Sentences as confusing or more so are found throughout Not Even Wrong. Where they combine with undefined or poorly-defined technical terms from earlier on in the book it’s nearly impossible to figure out what concept is being conveyed. This must be as confusing for the physicist as it is for the general reader.

Overall, the conclusions of the book make sense only after very careful reading and a good amount of additional research. Reviewing the early chapters with an eye towards how solutions to physical problems were worked out in the past contrasts heavily with the evident faults of string theory, supersymmetry, and M-theory espoused at the end of the book, but it takes more than a little work to figure this out.

Some of Woit’s clearest and most compelling writing comes where he makes this comparison in Chapter 14, “Is Superstring Theory Science?” and in Chapter 17, “The Landscape of String Theory.” While more philosophical in their content, both rely heavily upon comparison to the work of physics up to the 1970s described earlier.
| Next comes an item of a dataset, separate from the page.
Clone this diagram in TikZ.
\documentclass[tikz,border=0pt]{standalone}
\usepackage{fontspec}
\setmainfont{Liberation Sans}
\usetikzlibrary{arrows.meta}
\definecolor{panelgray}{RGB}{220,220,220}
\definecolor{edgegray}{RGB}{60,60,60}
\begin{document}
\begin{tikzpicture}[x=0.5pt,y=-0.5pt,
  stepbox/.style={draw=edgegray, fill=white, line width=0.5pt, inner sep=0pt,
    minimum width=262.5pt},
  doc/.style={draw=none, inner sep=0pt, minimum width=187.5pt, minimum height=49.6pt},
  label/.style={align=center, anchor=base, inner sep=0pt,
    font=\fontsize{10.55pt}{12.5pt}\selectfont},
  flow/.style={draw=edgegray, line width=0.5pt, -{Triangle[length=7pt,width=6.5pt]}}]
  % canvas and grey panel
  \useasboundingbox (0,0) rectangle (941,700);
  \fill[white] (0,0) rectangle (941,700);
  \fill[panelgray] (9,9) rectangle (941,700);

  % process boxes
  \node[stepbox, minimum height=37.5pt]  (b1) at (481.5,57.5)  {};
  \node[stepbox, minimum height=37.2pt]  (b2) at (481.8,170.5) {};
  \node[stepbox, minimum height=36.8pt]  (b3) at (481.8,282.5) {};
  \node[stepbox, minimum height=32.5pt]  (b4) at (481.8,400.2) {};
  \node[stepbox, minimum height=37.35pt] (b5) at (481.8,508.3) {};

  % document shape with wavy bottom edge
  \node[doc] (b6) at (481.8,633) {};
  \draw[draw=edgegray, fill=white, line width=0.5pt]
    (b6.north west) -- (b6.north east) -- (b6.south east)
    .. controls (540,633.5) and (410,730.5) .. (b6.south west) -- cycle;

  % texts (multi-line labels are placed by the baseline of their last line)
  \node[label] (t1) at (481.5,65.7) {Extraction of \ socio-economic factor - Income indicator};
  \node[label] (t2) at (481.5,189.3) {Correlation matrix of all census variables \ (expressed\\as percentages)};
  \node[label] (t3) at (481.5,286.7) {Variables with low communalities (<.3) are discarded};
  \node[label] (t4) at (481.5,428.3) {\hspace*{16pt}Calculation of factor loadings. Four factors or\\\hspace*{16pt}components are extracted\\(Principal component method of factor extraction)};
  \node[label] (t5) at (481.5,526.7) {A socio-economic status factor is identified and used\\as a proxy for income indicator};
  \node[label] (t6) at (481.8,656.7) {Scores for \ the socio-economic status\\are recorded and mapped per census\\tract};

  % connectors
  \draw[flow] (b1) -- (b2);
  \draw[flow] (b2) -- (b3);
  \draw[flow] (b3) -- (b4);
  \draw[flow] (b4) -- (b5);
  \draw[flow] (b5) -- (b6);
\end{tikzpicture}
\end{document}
But, in the end, it leaves the reader with difficult to understand information from which to form an opinion on this particular branch of physics.

While it may not have been practically possible, we believe two separate volumes, one focused on each audience, would have been invariably more valuable than one volume which consists of a simplistic overview of string theory for physicists that is baffling to an ordinary reader. Further reading examples provided after each chapter are wonderfully helpful and hint at something we like: not letting the audience be lazy. However, while supportive of Woit’s point of view, we are disappointed in the execution of Not Even Wrong, which makes it hard for readers to even get started.

In Proto-Turabian Style:

Woit, Peter, Dr., Not Even Wrong: The Failure of String Theory and the Continuing Challenge to Unify the Laws of Physics. London: Jonathan Cape. 2006.

ISBN: 9780224076050

3 thoughts on “Book Review

  1. I read The Elegant Universe, a book about superstring theory. It confused me to no end, so as I naturally do with things that confuddle me, I adopted it as universal and incontrovertible law. The book that this rticle is about also confused me, which meant I had to adopt it too as law. Thanks alot. Jackass.
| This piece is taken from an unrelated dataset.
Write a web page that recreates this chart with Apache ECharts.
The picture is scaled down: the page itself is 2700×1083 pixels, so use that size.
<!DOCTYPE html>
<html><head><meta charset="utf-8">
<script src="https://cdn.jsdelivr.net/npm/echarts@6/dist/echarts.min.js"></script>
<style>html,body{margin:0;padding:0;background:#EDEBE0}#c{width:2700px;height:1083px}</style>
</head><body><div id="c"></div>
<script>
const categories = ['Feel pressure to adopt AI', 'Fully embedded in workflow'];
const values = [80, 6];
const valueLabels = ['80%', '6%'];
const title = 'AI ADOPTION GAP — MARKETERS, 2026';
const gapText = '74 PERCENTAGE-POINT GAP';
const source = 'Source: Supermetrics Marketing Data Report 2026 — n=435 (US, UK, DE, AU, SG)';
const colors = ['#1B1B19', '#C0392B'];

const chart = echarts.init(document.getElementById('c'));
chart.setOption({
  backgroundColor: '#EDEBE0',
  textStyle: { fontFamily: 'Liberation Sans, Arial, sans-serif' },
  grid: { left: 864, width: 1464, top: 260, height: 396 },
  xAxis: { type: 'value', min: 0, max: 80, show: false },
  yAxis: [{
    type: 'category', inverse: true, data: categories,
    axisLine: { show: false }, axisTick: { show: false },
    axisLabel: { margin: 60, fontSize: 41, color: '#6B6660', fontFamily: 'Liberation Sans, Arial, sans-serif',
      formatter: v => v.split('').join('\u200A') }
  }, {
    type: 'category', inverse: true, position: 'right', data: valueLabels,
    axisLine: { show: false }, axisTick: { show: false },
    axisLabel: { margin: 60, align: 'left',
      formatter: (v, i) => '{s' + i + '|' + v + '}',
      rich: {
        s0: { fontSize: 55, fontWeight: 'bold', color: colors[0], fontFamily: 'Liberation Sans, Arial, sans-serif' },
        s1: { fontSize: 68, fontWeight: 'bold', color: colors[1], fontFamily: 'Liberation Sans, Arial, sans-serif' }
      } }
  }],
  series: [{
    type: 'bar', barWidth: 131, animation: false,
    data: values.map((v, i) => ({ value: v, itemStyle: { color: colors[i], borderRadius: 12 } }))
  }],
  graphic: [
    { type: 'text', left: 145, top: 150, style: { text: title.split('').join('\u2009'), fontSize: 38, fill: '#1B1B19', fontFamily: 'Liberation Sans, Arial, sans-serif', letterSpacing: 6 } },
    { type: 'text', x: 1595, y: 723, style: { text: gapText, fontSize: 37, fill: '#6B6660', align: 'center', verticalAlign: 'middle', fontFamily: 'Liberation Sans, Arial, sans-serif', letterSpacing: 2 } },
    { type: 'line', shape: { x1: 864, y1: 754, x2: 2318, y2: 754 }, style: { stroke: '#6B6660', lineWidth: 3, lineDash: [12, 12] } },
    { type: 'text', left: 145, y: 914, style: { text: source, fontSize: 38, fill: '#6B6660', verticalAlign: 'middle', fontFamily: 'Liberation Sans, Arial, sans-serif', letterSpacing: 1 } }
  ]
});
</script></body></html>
  2. I read his blog for about two years. I also read the book. Then I started posting a few questions on his blog to get a sense of where the author was coming from.

    The book is deliberately obtuse in the way one would expect a scholar to wish to speak, if he was speaking to his peers. The publisher he ended up with is not the publisher he wanted and so as far as I can tell, the lay reader is not his intended audience. In other words, if he’d gotten it published at Cambridge University Press as he was hoping, you would probably not be reviewing it right now.

    The big issue is he’s not achieved very much as a physicist and so the more accomplished physicists look down on him as too uninformed to have anything to add to the conversation; and he thinks himself above pandering to the lay audience (somewhat ironically because he considers them too uniformed to add to the conversation).

    All in all, the book represents a profound confusion of demographic both in terms of content, marketing and even in the goals of the author himself.